2. **Grid Search:** A grid search involves specifying a range of \(\lambda\) values and evaluating the model's performance for each value within this range. The optimal \(\lambda\) is chosen based on the best performance metric. Grid search is a manual but systematic approach.

3. **Randomized Search:** Randomized search is a variation of grid search where you randomly sample \(\lambda\) values from a predefined range. This can be more efficient when dealing with a large range of potential \(\lambda\) values.

4. **Information Criteria:** Some information criteria, such as the Akaike Information Criterion (AIC) or the Bayesian Information Criterion (BIC), can be used to select the optimal \(\lambda\) based on a trade-off between model fit and complexity.

5. **Visual Inspection:** Plot the coefficients of the Lasso model against a range of \(\lambda\) values. This is sometimes referred to as a "regularization path" plot. The value of \(\lambda\) where some coefficients start to become zero is a candidate for the optimal \(\lambda\).

6. **Algorithms for Automatic \(\lambda\) Selection:** Some optimization algorithms, such as coordinate descent, have built-in methods for selecting an optimal \(\lambda\) based on model fit and performance.

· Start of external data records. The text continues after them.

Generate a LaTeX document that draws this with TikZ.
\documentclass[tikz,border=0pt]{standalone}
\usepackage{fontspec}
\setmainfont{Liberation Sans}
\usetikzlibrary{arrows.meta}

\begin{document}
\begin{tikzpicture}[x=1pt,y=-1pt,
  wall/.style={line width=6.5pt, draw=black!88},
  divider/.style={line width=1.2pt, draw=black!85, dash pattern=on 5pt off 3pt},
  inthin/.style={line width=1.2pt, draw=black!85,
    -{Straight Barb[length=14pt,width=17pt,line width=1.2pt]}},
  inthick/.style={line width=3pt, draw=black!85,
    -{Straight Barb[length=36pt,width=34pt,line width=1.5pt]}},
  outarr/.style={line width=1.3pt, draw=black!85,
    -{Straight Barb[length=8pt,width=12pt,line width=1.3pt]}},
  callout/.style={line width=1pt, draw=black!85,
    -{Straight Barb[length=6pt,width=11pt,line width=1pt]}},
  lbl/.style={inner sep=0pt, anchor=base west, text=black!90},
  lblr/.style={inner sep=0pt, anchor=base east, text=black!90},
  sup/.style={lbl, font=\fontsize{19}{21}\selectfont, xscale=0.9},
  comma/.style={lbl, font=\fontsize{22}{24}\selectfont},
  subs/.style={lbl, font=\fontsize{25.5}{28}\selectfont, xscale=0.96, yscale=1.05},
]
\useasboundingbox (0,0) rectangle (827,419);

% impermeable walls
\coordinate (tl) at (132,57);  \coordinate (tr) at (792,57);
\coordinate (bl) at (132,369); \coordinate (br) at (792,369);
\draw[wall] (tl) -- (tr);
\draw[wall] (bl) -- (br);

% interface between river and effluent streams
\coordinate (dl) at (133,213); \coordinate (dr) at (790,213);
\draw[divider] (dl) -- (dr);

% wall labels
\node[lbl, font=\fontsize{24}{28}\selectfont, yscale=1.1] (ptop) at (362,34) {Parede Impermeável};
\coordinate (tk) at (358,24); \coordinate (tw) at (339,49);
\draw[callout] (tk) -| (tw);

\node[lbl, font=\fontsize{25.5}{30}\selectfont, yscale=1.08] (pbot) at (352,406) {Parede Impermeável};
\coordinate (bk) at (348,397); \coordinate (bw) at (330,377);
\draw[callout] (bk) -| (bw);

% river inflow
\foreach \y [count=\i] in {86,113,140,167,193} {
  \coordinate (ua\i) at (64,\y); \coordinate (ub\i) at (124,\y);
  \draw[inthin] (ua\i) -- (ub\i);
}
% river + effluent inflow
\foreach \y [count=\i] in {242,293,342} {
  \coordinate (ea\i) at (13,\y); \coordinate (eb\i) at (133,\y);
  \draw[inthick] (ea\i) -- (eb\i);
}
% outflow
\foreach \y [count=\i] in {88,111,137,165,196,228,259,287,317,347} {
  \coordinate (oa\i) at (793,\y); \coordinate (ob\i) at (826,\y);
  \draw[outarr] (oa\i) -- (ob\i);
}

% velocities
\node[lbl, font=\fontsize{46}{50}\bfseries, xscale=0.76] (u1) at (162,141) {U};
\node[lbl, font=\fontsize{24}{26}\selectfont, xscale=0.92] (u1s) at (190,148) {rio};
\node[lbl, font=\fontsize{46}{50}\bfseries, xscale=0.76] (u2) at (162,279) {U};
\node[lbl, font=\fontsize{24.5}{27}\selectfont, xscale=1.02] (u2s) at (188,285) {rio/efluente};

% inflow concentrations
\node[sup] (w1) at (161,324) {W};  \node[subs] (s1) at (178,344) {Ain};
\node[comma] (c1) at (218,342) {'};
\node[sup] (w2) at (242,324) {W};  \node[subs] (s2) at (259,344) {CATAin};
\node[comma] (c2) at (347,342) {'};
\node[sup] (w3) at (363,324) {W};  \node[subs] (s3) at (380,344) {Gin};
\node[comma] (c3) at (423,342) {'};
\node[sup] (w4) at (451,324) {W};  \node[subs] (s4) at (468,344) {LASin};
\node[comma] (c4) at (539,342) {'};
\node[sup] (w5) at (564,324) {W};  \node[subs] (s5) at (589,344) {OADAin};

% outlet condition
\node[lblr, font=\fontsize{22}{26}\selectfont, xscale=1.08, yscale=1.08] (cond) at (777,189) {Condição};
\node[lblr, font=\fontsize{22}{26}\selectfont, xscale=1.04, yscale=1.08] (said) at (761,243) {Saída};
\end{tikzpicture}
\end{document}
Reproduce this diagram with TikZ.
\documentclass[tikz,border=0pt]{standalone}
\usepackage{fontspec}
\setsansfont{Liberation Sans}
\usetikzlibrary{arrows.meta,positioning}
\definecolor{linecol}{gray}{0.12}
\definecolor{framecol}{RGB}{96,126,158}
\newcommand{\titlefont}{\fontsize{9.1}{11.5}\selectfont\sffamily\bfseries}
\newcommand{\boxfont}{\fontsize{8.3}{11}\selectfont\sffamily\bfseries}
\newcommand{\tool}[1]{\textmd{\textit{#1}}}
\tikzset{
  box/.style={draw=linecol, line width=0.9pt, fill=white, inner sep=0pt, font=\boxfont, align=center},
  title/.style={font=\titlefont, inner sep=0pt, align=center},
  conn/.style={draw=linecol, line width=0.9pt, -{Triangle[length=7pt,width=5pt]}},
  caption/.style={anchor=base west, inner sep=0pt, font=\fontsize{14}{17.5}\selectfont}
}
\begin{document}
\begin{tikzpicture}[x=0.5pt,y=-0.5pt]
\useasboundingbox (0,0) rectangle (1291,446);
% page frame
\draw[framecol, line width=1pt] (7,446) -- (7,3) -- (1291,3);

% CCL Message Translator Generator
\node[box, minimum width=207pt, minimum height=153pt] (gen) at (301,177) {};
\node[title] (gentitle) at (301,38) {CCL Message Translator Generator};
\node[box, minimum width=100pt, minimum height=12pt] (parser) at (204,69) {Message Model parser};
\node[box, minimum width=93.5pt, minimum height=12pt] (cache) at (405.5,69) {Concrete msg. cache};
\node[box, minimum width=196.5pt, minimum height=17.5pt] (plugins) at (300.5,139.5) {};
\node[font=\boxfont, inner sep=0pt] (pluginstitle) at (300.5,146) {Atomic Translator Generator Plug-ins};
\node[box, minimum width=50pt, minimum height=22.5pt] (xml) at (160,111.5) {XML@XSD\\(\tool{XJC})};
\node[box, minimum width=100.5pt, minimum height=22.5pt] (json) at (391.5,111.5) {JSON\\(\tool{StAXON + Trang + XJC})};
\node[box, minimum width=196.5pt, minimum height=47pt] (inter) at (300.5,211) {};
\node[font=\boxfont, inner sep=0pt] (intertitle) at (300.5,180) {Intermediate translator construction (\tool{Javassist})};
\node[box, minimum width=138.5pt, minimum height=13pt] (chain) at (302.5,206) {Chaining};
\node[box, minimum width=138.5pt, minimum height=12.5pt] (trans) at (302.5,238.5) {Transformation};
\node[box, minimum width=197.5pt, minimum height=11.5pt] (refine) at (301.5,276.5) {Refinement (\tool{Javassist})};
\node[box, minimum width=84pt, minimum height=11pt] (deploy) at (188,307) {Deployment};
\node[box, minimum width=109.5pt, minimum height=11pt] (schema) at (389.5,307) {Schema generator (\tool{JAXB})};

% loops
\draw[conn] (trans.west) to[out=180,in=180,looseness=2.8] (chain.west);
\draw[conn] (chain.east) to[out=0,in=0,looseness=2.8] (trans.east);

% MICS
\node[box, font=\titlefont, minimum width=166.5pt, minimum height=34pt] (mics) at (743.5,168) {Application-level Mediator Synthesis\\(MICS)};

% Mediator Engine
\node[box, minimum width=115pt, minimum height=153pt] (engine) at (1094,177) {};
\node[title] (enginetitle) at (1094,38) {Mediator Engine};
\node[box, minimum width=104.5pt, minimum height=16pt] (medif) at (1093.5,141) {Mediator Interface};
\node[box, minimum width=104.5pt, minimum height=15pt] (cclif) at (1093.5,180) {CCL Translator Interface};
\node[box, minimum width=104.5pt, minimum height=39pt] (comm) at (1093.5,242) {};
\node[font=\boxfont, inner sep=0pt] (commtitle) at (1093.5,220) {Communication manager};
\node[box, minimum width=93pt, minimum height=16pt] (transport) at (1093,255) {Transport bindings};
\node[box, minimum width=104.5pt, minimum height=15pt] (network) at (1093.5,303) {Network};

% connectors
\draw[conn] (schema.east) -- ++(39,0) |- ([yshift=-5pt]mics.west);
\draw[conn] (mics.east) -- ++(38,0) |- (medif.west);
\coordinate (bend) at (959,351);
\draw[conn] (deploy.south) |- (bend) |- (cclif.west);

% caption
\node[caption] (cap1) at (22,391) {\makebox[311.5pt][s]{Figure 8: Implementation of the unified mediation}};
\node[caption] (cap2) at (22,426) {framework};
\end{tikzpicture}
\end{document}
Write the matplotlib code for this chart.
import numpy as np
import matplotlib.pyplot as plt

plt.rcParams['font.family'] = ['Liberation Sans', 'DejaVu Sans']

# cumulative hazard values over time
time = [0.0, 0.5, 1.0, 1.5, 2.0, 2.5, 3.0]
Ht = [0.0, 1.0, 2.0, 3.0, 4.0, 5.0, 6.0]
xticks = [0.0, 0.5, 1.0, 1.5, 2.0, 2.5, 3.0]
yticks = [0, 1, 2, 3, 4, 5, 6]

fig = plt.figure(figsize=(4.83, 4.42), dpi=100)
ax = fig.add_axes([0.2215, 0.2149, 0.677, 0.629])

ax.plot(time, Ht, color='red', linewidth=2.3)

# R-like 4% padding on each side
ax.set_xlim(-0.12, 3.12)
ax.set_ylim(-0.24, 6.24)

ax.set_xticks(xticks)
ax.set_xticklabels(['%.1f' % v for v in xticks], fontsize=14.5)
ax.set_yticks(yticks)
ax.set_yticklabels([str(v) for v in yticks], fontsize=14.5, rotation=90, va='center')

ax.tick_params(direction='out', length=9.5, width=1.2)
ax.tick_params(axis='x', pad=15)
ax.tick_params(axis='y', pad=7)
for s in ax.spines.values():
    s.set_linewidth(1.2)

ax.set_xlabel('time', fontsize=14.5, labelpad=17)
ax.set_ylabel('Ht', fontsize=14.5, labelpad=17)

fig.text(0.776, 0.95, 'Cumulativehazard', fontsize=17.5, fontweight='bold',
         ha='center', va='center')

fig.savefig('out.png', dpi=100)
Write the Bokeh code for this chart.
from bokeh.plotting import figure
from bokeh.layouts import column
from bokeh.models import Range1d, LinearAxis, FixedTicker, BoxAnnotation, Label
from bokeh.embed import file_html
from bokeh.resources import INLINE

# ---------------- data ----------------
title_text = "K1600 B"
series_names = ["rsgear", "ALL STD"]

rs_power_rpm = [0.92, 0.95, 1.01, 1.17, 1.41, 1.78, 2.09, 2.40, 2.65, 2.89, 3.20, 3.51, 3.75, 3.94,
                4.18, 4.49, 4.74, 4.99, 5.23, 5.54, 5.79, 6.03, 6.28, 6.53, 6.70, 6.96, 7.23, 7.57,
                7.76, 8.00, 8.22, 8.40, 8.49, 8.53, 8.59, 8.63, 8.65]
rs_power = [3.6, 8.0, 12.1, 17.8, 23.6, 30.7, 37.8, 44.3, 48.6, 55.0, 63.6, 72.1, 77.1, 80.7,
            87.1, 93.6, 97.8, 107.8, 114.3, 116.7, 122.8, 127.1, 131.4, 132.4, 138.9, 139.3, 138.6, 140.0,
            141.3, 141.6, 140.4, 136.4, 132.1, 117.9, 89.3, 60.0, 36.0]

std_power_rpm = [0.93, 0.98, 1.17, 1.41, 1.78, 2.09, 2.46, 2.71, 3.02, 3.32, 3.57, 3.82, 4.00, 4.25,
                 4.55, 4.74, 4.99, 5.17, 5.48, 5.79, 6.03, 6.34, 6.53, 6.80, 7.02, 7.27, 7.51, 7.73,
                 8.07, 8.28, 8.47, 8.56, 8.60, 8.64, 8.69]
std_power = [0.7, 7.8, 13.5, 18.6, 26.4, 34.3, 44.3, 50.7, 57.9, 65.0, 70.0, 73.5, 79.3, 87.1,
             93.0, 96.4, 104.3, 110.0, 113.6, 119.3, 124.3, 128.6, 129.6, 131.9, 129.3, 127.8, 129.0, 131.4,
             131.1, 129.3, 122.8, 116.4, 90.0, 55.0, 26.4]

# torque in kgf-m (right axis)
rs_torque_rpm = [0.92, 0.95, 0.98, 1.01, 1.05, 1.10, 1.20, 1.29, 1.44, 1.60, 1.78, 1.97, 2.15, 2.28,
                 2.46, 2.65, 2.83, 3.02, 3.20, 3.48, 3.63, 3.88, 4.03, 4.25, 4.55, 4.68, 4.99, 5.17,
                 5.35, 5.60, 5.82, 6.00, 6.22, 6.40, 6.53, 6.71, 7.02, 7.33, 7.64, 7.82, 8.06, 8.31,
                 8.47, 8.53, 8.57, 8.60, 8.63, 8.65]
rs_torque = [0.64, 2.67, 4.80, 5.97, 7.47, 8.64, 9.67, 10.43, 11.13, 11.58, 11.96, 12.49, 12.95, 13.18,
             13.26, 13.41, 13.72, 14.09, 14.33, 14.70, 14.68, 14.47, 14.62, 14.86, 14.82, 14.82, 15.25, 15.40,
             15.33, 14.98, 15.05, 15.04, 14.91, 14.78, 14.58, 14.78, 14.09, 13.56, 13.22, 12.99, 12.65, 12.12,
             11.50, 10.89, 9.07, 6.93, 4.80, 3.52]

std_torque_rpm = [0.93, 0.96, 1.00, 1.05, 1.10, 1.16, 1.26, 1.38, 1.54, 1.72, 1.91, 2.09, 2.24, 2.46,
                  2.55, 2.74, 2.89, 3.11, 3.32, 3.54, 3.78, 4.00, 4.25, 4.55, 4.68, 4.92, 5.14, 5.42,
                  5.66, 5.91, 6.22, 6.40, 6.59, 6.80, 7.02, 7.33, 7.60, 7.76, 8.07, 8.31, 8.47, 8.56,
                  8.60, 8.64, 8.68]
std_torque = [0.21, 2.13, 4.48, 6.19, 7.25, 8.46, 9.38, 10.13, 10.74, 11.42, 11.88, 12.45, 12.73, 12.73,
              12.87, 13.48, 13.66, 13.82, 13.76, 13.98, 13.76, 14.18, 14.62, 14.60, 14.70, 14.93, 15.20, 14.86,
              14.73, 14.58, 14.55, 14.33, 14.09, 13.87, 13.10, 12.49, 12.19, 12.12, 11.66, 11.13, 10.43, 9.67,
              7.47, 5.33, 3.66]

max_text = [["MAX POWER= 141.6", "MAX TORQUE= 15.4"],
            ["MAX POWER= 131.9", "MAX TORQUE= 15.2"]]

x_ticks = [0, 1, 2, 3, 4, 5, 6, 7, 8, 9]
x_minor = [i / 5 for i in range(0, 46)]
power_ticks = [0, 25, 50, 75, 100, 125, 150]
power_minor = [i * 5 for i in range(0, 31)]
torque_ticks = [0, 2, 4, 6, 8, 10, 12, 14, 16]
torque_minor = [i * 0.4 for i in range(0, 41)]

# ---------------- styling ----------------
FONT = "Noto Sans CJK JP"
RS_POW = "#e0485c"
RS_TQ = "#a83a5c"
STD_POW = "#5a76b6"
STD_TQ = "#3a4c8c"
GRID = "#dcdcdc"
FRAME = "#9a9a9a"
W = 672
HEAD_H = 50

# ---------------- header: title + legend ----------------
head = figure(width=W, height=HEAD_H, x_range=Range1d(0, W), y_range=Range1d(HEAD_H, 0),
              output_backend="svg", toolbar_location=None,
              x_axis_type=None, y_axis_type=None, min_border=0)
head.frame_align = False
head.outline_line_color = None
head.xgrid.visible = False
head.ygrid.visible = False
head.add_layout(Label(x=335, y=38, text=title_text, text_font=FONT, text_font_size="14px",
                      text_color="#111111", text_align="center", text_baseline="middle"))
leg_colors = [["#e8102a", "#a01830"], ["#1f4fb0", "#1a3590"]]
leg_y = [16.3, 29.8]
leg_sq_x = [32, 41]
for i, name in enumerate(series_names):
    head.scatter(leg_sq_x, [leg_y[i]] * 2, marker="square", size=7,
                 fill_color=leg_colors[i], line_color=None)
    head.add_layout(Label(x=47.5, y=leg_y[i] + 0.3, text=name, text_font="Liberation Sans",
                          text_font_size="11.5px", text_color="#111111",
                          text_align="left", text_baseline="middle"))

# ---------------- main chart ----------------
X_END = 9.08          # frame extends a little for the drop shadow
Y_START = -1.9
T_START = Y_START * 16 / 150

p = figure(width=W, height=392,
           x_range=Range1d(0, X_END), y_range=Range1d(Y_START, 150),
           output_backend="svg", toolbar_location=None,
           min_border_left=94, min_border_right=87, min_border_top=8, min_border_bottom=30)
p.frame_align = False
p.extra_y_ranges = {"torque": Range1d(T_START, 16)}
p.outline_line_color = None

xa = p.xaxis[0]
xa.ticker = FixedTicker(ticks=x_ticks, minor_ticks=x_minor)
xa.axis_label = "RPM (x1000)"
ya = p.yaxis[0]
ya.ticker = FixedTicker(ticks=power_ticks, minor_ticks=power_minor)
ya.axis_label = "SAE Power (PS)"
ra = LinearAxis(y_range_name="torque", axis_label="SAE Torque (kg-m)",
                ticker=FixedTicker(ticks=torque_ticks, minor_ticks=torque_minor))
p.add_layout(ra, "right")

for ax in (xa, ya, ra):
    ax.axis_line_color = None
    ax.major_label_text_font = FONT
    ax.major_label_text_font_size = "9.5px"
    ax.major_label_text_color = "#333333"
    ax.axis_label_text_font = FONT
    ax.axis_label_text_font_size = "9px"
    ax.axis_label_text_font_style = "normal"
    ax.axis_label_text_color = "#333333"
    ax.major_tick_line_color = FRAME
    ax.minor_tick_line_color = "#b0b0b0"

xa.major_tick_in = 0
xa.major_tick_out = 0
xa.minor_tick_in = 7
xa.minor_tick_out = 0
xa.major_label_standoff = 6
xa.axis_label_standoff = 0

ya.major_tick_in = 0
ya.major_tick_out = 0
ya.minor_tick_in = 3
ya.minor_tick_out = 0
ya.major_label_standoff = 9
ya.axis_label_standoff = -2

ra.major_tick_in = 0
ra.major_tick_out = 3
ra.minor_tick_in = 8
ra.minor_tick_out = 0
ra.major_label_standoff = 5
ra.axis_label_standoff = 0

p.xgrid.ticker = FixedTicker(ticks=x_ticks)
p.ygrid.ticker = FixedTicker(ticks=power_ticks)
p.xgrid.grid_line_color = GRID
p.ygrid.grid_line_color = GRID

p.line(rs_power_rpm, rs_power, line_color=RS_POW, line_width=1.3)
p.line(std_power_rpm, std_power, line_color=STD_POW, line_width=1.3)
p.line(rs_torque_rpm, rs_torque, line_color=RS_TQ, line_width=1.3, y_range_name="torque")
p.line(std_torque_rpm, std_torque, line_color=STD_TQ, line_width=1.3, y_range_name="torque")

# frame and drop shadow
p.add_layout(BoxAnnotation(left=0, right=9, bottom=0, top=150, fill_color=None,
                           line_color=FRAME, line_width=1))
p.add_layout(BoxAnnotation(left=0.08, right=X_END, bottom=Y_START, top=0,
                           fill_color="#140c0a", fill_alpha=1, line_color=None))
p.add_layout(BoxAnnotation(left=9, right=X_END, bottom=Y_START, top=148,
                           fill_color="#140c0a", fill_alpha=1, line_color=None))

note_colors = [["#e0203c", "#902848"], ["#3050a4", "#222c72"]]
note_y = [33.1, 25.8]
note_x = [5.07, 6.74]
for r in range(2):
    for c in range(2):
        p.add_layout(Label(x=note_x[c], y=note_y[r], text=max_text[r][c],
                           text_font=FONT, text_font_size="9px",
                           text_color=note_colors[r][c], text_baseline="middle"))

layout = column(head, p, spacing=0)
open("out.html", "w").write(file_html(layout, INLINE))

It's important to emphasize that there is no one-size-fits-all approach to selecting the optimal \(\lambda\). The choice depends on the specific problem, the dataset, and the goals of your analysis. Cross-validation is generally the most recommended method as it provides an unbiased estimate of the model's performance on unseen data. The other methods can be useful, especially in cases where computational resources are limited or for initial exploratory analyses.